§ Given request
Omit all pictures and give the records below again exactly as written.

§ Material shown
________

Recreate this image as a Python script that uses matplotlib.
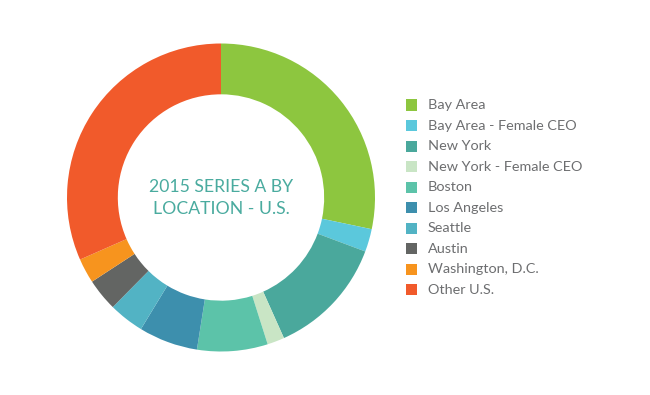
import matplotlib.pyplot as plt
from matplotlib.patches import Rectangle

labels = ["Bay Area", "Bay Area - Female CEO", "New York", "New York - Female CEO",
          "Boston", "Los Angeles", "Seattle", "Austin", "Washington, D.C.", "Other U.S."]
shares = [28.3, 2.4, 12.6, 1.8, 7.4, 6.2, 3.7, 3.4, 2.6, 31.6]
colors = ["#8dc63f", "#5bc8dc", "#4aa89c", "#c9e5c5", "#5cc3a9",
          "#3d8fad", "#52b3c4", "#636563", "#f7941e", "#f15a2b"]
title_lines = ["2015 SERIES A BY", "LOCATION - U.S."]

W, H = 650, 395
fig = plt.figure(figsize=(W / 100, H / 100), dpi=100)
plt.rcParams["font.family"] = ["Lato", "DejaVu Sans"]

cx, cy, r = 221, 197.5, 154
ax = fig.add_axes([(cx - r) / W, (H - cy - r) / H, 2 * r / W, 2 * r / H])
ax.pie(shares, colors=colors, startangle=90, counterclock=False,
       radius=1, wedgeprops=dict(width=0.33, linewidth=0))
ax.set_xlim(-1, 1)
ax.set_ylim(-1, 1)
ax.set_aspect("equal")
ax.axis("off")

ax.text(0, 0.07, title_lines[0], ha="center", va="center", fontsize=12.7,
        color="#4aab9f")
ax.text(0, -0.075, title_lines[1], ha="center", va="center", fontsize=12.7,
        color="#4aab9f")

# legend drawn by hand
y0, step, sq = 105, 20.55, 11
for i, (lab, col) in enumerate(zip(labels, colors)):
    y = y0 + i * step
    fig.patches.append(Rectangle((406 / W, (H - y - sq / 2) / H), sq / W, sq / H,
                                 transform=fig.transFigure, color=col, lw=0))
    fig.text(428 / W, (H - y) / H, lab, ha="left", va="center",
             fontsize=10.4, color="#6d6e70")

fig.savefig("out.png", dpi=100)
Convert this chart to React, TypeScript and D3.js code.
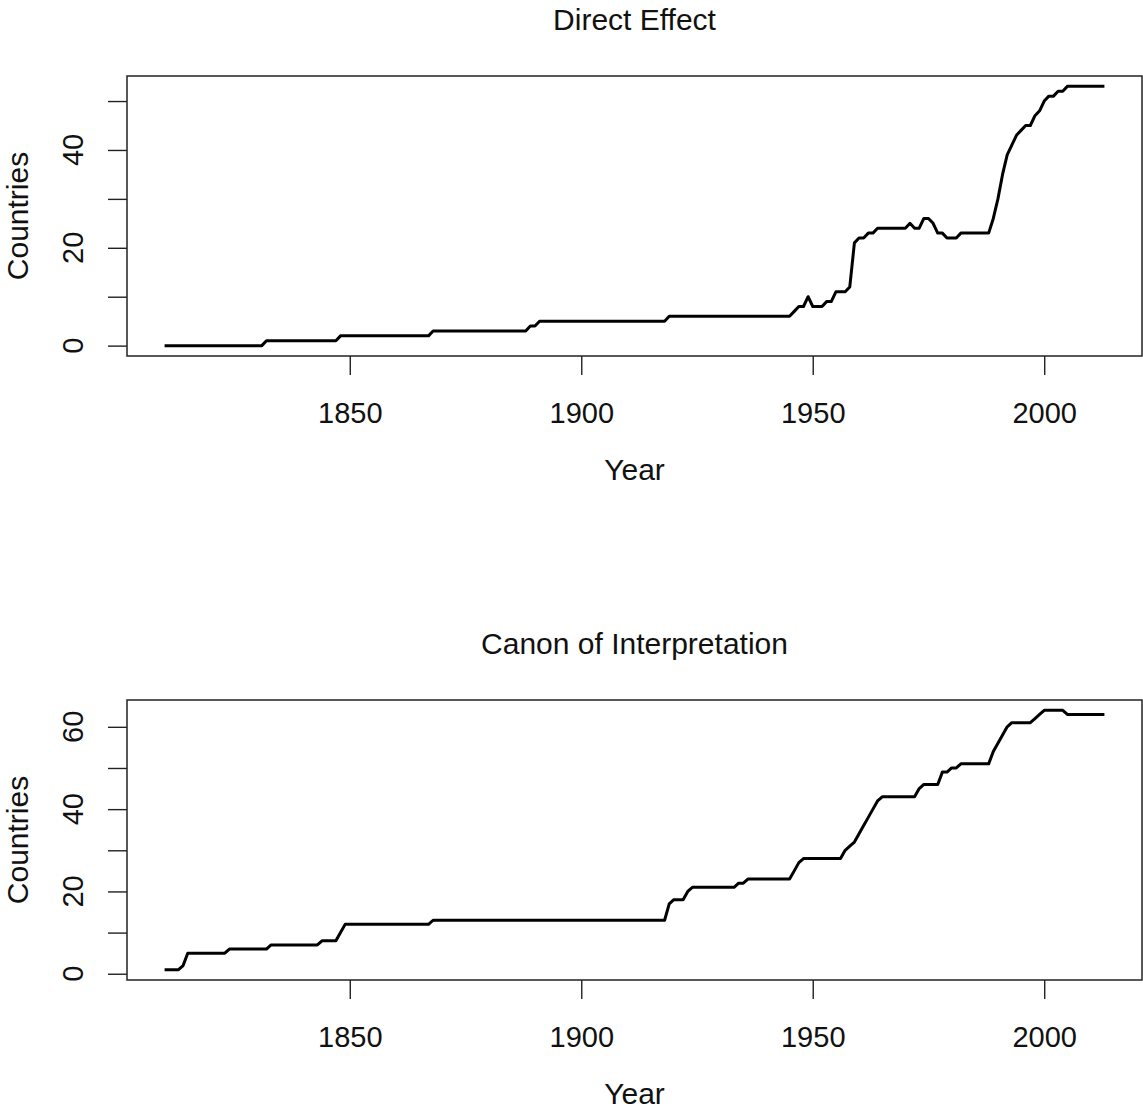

________

§ Written response
Recreate this image as a Python script that uses matplotlib.
import matplotlib.pyplot as plt
from matplotlib.patches import Rectangle

labels = ["Bay Area", "Bay Area - Female CEO", "New York", "New York - Female CEO",
          "Boston", "Los Angeles", "Seattle", "Austin", "Washington, D.C.", "Other U.S."]
shares = [28.3, 2.4, 12.6, 1.8, 7.4, 6.2, 3.7, 3.4, 2.6, 31.6]
colors = ["#8dc63f", "#5bc8dc", "#4aa89c", "#c9e5c5", "#5cc3a9",
          "#3d8fad", "#52b3c4", "#636563", "#f7941e", "#f15a2b"]
title_lines = ["2015 SERIES A BY", "LOCATION - U.S."]

W, H = 650, 395
fig = plt.figure(figsize=(W / 100, H / 100), dpi=100)
plt.rcParams["font.family"] = ["Lato", "DejaVu Sans"]

cx, cy, r = 221, 197.5, 154
ax = fig.add_axes([(cx - r) / W, (H - cy - r) / H, 2 * r / W, 2 * r / H])
ax.pie(shares, colors=colors, startangle=90, counterclock=False,
       radius=1, wedgeprops=dict(width=0.33, linewidth=0))
ax.set_xlim(-1, 1)
ax.set_ylim(-1, 1)
ax.set_aspect("equal")
ax.axis("off")

ax.text(0, 0.07, title_lines[0], ha="center", va="center", fontsize=12.7,
        color="#4aab9f")
ax.text(0, -0.075, title_lines[1], ha="center", va="center", fontsize=12.7,
        color="#4aab9f")

# legend drawn by hand
y0, step, sq = 105, 20.55, 11
for i, (lab, col) in enumerate(zip(labels, colors)):
    y = y0 + i * step
    fig.patches.append(Rectangle((406 / W, (H - y - sq / 2) / H), sq / W, sq / H,
                                 transform=fig.transFigure, color=col, lw=0))
    fig.text(428 / W, (H - y) / H, lab, ha="left", va="center",
             fontsize=10.4, color="#6d6e70")

fig.savefig("out.png", dpi=100)
Convert this chart to React, TypeScript and D3.js code.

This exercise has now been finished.